Les résultats de jeudi marquent non seulement une victoire pour le PPC, mais également une défaite importante pour le NPD et le Parti libéral. Daphnée Veilleux-Michaud, étudiante de quatrième année en Études de conflits et droits humains à l’Université d’Ottawa (U d’O), ne peut cacher sa déception vis-à-vis des campagnes des différents partis. « Elles paraissaient faites à la dernière minute et n’ont pas réussi à faire participer le public de manière significative », constate-t-elle. 

Une affirmation soutenue par Richez, selon qui les principaux partis de l’opposition ont tous deux souffert de campagnes peu convaincantes et de l’absence d’un réel leadership.

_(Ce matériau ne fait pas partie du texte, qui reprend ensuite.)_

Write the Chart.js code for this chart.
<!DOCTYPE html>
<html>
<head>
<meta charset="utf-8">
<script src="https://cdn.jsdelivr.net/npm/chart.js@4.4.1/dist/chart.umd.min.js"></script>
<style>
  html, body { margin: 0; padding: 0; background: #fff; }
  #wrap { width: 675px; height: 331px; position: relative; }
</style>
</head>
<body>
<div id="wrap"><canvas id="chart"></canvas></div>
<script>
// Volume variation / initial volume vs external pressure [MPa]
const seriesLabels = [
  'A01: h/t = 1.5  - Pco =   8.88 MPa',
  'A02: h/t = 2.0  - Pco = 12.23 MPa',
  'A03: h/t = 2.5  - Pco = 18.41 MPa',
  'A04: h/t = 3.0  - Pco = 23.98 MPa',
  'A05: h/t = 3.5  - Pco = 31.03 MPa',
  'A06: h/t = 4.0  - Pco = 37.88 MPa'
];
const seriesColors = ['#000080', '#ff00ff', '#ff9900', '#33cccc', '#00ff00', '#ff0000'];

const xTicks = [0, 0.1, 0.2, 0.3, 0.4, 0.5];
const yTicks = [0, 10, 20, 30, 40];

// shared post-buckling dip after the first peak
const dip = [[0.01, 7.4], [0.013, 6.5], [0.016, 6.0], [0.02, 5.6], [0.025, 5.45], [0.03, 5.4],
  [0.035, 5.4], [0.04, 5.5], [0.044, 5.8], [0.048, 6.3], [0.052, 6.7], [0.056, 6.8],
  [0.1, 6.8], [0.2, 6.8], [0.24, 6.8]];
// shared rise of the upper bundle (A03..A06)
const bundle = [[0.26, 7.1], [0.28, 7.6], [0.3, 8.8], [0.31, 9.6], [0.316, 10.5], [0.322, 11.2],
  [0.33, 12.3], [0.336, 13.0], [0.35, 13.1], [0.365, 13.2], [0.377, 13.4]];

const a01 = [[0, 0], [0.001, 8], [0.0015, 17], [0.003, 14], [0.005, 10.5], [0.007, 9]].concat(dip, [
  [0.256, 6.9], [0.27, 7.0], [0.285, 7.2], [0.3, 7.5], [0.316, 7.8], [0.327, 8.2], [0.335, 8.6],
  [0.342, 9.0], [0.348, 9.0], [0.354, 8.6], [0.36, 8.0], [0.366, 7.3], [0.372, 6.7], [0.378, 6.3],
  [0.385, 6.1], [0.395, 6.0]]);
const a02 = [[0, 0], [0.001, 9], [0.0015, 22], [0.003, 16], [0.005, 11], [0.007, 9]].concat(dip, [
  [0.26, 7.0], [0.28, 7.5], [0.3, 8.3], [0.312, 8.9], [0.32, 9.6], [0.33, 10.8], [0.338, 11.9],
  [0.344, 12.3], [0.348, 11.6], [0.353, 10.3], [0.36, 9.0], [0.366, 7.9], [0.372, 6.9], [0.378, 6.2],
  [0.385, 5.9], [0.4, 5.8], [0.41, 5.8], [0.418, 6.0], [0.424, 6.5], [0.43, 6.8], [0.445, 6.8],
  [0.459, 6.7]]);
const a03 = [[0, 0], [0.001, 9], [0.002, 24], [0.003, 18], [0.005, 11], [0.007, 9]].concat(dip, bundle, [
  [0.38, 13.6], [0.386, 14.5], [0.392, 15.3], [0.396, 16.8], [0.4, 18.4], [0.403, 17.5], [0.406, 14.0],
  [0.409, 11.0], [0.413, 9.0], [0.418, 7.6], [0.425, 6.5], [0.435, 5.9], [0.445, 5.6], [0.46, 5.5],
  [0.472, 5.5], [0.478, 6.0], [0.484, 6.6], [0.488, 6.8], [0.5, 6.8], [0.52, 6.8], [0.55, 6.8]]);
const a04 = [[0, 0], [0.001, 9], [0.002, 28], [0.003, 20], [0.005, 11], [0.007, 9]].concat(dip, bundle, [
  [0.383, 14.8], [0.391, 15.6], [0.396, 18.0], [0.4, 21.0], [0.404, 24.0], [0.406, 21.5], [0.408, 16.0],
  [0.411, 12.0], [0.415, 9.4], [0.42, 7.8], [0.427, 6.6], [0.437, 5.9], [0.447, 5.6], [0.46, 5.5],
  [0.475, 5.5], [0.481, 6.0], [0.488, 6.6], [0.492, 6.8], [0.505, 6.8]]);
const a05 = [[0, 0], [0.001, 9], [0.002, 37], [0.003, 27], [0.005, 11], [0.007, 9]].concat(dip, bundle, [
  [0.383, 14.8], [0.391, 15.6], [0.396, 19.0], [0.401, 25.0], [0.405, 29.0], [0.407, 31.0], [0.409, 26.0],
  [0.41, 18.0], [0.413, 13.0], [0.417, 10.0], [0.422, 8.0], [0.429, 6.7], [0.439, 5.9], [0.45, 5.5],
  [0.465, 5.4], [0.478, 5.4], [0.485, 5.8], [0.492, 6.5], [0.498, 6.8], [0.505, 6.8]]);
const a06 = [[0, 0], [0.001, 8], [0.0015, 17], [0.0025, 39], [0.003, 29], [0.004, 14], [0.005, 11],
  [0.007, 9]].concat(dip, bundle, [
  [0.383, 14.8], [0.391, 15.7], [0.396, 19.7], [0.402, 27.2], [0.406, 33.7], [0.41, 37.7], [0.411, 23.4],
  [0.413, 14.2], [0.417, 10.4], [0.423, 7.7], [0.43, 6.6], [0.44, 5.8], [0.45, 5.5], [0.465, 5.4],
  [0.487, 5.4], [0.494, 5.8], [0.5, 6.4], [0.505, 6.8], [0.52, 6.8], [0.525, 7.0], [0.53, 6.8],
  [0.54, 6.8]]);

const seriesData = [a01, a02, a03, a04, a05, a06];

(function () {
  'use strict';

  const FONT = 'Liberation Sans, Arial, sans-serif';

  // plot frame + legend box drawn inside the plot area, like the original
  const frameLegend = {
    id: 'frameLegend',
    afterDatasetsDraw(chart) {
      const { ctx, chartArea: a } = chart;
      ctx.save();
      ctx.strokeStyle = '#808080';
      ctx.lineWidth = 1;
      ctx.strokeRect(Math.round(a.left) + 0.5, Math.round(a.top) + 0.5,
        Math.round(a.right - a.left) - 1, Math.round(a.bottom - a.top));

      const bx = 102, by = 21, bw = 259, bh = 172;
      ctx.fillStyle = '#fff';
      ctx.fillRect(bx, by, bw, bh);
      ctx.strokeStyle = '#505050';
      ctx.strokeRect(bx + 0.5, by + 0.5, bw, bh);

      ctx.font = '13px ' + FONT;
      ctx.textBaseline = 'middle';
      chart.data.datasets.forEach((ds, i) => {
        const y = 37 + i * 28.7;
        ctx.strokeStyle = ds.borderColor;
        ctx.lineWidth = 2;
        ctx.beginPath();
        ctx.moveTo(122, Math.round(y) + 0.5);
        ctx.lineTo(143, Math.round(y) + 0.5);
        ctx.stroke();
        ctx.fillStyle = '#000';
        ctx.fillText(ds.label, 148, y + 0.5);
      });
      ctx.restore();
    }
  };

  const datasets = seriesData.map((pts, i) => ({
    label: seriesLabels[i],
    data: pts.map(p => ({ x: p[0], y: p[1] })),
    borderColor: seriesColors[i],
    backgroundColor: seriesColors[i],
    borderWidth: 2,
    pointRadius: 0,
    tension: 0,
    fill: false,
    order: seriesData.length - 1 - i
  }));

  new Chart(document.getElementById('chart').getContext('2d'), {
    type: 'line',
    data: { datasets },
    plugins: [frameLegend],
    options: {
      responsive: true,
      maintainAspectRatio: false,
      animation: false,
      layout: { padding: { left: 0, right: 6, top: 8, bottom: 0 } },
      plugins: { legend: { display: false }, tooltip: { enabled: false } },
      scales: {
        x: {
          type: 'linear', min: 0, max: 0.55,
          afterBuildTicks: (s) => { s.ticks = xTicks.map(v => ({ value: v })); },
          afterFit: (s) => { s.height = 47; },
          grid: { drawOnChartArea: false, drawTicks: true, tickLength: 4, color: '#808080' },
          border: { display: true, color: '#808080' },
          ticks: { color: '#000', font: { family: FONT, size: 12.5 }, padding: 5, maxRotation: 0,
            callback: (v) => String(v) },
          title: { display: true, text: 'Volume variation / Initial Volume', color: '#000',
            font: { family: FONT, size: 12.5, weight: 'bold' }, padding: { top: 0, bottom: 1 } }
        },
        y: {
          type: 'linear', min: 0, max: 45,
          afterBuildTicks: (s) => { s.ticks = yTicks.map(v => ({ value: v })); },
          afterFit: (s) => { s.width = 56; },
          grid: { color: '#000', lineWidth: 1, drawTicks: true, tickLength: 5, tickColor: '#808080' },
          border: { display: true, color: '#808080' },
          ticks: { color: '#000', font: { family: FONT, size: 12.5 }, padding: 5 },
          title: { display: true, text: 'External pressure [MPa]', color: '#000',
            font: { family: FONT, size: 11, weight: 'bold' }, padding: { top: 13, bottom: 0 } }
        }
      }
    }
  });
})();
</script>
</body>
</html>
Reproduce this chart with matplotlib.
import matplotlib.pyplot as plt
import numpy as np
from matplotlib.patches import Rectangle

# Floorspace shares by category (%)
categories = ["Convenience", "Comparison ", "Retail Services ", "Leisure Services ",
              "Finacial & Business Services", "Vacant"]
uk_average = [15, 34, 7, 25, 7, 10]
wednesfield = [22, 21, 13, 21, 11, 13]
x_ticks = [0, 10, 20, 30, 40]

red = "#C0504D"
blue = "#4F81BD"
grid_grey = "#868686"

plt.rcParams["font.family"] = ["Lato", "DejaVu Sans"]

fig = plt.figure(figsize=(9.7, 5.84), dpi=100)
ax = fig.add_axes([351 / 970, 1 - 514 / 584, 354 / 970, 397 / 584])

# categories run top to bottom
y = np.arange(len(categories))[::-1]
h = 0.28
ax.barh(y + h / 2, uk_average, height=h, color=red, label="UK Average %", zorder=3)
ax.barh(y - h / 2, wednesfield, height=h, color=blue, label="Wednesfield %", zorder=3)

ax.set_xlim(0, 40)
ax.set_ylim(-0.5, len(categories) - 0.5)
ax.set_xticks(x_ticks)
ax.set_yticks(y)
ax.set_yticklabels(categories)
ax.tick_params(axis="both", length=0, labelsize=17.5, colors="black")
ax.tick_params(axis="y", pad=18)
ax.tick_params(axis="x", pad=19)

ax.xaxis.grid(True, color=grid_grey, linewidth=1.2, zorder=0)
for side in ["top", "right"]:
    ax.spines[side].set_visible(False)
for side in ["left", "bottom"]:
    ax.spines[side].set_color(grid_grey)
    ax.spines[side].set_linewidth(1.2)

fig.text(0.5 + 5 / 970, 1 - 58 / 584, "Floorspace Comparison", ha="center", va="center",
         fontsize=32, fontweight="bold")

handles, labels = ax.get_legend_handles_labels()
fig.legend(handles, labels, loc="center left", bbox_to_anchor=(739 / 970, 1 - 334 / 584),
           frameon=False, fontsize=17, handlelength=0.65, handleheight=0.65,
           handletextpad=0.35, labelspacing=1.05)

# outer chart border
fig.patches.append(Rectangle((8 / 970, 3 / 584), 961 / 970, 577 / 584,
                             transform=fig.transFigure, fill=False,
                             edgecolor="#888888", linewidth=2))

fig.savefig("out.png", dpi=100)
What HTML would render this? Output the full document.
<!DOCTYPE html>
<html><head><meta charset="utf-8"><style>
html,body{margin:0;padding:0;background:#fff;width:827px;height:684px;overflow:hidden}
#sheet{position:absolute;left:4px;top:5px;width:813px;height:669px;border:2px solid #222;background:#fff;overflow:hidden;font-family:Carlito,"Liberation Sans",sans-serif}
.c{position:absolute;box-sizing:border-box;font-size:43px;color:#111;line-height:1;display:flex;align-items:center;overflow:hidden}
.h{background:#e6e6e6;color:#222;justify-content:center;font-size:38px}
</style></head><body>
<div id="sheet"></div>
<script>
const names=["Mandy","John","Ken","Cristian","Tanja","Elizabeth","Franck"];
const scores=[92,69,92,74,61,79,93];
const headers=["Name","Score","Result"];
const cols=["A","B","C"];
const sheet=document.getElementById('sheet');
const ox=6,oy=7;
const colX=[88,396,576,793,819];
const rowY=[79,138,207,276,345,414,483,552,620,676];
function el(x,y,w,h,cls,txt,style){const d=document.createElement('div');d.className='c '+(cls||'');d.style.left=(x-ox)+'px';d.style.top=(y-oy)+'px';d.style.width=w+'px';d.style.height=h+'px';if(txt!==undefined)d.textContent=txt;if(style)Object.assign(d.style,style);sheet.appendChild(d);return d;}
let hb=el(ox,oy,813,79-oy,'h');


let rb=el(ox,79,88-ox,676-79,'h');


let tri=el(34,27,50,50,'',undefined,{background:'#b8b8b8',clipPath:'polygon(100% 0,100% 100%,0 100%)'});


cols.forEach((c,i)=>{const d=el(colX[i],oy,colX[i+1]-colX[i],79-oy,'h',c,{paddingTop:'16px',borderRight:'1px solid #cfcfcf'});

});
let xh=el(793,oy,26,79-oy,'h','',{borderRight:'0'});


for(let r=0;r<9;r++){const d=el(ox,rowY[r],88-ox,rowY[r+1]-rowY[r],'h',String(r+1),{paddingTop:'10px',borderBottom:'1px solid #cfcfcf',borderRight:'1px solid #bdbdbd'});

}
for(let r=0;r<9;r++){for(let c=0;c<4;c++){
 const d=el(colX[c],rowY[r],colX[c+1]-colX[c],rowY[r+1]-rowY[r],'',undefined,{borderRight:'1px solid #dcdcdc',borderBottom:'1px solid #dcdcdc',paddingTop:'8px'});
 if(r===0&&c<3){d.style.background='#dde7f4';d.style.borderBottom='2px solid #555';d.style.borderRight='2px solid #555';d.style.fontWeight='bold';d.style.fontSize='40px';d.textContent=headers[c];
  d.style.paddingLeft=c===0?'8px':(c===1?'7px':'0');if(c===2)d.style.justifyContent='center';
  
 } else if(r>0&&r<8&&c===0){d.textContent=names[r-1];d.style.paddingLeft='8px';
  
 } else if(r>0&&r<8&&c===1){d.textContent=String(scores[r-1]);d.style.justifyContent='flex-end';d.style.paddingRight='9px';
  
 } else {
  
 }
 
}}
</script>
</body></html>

Apathie, cynisme et abstention

Le taux d’abstention a atteint un nouveau plafond jeudi, obligeant les acteur.rice.s concernés à réfléchir sur les causes du désengagement politique en Ontario. Pour la professeure, une multitude de facteurs sont plausibles. Elle rapporte toutefois aux partis d’opposition une certaine difficulté à mobiliser la grogne contre le gouvernement et à retenir l’attention de l’électorat. Richez estime qu’avec le retrait de la pandémie, les électeur.rice.s n’avaient pas non plus l’appétit pour la politique. 

Si Veilleux-Michaud souligne la nécessité d’une réforme électorale, elle s’estime également désemparée face au manque d’éducation civique chez les jeunes. Le nombre de personnes qu’elle a dû aider à parcourir le processus était, selon elle, « époustouflant ». Elle confie par exemple que les nouveaux.elles électeur.rice.s ignoraient qu’ils.elles avaient droit à des heures de congé pour voter, ou encore plus qu’ils.elles croyaient nécessaire d’être inscrit.e en ligne pour pouvoir déposer leur bulletin de vote.

L’étudiante de l’U d’O reconnaît tout de même que voter et être intéressé.e par la politique sont des privilèges. Tandis que l’abstention peut être un geste politique, elle souligne qu’il est souvent alimenté par la pauvreté et le manque d’accès à certaines ressources. « J’espère que les chiffres de cette année serviront d’alarme pour réveiller nos politicien.ne.s », affirme-t-elle.

Ford 2.0

Le PPC bénéficiera d’une faible opposition à Queen’s Park, selon Richez, étant donné que les deux principaux partis d’opposition se retrouvent sans chef.fe.s au lendemain de l’élection. La professeure croit que les coupures pourraient continuer à faire partie de la stratégie de Ford. Alors que le PPC propose d’augmenter l’offre en matière de logement et de bâtir le système ontarien de santé mentale, les étudiant.e.s ne seront toujours pas une priorité pour ce gouvernement, estime-t-elle. 

La suppression de certains programmes risque d’affecter disproportionnellement les francophones, selon Veilleux-Michaud. Elle-même originaire de Sturgeon Falls, elle rappelle ainsi que les coupures, que ce soit dans les services en français ou en éducation, ont souvent ciblé le Nord ontarien où vit une grande concentration de francophones. Ces restrictions budgétaires ont d’ailleurs entraîné le chômage d’un tiers des enseignant.e.s à son école secondaire, y compris sa mère. « J’ai dû me battre pour qu’elle ne perde pas son emploi et pour que je puisse graduer à temps », se remémore-t-elle, alors qu’elle n’avait que 17 ans à l’époque.

Richez estime finalement que le gain de cette forte majorité n’enraye pas les défis de taille auxquels devra faire face le gouvernement Ford. En raison de l’énorme dette accumulée pendant la pandémie, elle croit que le Premier ministre réélu éprouvera certaines difficultés à lutter contre l’inflation et à établir un équilibre budgétaire. Par conséquent, elle prévoit un regain d’intérêt pour l’opposition dans les rangs de la société civile.